== Task instructions ==
Print the records below exactly, starting at the first line and stopping after the line that contains "const pts = (xs, ys)". Leave out any pictures.

--- Begin Data in this exercise ---

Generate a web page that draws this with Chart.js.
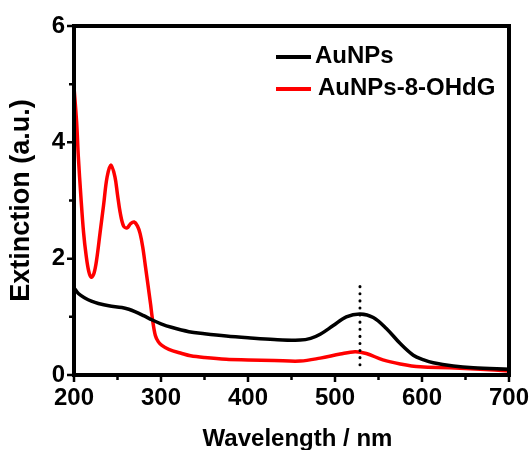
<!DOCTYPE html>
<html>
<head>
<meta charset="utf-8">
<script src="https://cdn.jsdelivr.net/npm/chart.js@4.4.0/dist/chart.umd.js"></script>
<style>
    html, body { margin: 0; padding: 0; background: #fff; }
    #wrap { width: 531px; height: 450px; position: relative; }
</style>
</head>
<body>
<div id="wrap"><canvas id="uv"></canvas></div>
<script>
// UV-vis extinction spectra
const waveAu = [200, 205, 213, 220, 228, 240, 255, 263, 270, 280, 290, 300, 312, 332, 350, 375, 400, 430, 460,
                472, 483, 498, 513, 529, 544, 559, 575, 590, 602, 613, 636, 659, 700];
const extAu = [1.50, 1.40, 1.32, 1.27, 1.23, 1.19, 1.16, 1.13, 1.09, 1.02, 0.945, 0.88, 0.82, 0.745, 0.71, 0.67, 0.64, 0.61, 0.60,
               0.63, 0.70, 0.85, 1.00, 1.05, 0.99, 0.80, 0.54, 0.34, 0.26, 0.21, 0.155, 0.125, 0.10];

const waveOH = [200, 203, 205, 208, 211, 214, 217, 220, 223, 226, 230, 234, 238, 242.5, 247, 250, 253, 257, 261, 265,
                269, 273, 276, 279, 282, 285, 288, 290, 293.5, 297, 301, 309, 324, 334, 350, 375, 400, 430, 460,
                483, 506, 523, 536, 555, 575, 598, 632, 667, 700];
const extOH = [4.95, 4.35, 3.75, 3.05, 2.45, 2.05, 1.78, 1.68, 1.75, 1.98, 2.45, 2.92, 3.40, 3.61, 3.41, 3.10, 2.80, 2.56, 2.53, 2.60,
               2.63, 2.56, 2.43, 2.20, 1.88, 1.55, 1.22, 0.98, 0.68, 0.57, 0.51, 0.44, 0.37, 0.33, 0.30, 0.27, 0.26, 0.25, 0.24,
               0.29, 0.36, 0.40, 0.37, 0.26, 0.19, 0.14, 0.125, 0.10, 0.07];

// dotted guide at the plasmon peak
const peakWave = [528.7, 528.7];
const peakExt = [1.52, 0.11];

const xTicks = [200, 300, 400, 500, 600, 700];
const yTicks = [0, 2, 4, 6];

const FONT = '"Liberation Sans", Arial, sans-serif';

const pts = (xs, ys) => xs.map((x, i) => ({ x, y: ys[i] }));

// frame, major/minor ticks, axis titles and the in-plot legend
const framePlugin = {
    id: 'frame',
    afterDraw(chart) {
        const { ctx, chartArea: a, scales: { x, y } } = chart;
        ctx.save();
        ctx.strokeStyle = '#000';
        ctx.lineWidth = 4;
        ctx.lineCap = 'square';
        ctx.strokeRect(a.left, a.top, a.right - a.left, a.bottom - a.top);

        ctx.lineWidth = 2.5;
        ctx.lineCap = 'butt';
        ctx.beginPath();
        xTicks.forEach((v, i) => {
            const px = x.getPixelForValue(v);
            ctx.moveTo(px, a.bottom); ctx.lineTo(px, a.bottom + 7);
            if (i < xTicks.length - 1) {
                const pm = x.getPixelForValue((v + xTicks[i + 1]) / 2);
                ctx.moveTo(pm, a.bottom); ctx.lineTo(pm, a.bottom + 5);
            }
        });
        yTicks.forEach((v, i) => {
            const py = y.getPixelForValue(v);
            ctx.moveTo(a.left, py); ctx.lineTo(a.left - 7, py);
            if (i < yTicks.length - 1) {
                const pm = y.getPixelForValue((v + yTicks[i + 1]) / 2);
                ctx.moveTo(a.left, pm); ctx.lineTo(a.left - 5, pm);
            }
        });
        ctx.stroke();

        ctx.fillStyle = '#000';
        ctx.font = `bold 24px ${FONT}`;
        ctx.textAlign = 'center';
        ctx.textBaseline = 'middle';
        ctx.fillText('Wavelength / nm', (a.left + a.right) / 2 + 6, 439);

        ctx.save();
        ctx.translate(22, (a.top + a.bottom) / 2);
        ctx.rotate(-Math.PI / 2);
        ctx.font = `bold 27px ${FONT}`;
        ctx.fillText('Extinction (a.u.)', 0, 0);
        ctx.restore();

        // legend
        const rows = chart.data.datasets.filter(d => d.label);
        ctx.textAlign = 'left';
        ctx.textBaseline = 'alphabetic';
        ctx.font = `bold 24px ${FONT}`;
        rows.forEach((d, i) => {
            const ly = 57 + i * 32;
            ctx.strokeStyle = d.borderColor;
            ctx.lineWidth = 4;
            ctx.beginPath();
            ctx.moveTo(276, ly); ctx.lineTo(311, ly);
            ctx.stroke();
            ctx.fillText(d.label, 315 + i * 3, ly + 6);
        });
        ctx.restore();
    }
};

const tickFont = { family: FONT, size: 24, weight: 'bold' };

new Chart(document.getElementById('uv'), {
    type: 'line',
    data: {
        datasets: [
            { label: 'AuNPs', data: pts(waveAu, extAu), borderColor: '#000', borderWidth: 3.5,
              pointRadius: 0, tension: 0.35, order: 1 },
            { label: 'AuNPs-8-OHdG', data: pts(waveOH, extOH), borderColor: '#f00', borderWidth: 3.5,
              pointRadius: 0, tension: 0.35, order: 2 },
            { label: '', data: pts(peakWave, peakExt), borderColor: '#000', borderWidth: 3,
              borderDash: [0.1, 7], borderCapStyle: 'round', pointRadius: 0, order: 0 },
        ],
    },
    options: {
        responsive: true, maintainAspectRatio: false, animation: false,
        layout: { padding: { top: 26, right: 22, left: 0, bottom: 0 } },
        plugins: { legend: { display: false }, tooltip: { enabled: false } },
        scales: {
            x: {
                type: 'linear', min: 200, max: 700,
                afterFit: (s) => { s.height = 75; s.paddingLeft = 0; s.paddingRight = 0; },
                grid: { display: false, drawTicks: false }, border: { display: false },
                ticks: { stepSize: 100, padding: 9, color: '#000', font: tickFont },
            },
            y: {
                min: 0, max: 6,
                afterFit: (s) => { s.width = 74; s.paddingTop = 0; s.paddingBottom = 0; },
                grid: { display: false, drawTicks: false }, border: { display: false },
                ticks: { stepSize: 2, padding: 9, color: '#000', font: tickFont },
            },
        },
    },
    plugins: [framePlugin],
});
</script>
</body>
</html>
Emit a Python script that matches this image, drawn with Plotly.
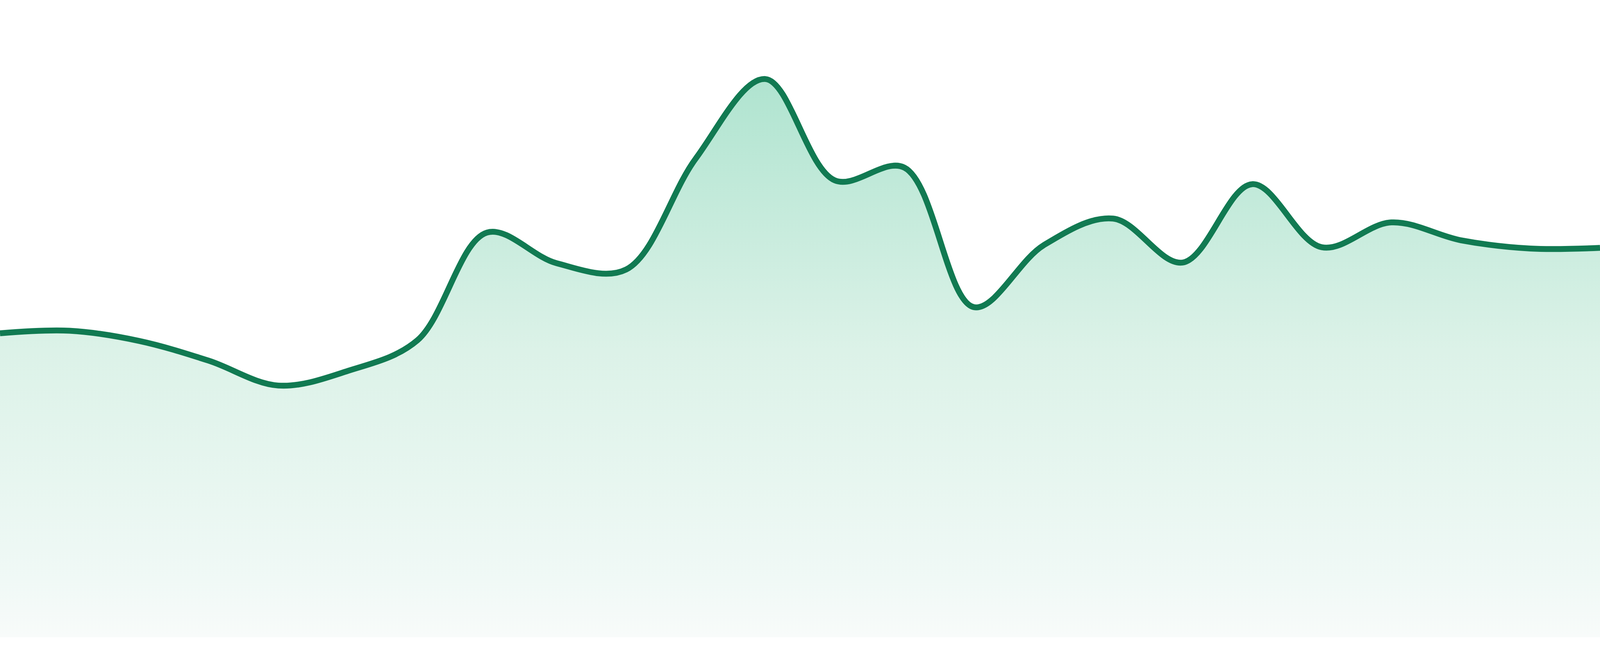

--- End Data in this exercise ---

== The output ==
Generate a web page that draws this with Chart.js.
<!DOCTYPE html>
<html>
<head>
<meta charset="utf-8">
<script src="https://cdn.jsdelivr.net/npm/chart.js@4.4.0/dist/chart.umd.js"></script>
<style>
    html, body { margin: 0; padding: 0; background: #fff; }
    #wrap { width: 531px; height: 450px; position: relative; }
</style>
</head>
<body>
<div id="wrap"><canvas id="uv"></canvas></div>
<script>
// UV-vis extinction spectra
const waveAu = [200, 205, 213, 220, 228, 240, 255, 263, 270, 280, 290, 300, 312, 332, 350, 375, 400, 430, 460,
                472, 483, 498, 513, 529, 544, 559, 575, 590, 602, 613, 636, 659, 700];
const extAu = [1.50, 1.40, 1.32, 1.27, 1.23, 1.19, 1.16, 1.13, 1.09, 1.02, 0.945, 0.88, 0.82, 0.745, 0.71, 0.67, 0.64, 0.61, 0.60,
               0.63, 0.70, 0.85, 1.00, 1.05, 0.99, 0.80, 0.54, 0.34, 0.26, 0.21, 0.155, 0.125, 0.10];

const waveOH = [200, 203, 205, 208, 211, 214, 217, 220, 223, 226, 230, 234, 238, 242.5, 247, 250, 253, 257, 261, 265,
                269, 273, 276, 279, 282, 285, 288, 290, 293.5, 297, 301, 309, 324, 334, 350, 375, 400, 430, 460,
                483, 506, 523, 536, 555, 575, 598, 632, 667, 700];
const extOH = [4.95, 4.35, 3.75, 3.05, 2.45, 2.05, 1.78, 1.68, 1.75, 1.98, 2.45, 2.92, 3.40, 3.61, 3.41, 3.10, 2.80, 2.56, 2.53, 2.60,
               2.63, 2.56, 2.43, 2.20, 1.88, 1.55, 1.22, 0.98, 0.68, 0.57, 0.51, 0.44, 0.37, 0.33, 0.30, 0.27, 0.26, 0.25, 0.24,
               0.29, 0.36, 0.40, 0.37, 0.26, 0.19, 0.14, 0.125, 0.10, 0.07];

// dotted guide at the plasmon peak
const peakWave = [528.7, 528.7];
const peakExt = [1.52, 0.11];

const xTicks = [200, 300, 400, 500, 600, 700];
const yTicks = [0, 2, 4, 6];

const FONT = '"Liberation Sans", Arial, sans-serif';

const pts = (xs, ys) => xs.map((x, i) => ({ x, y: ys[i] }));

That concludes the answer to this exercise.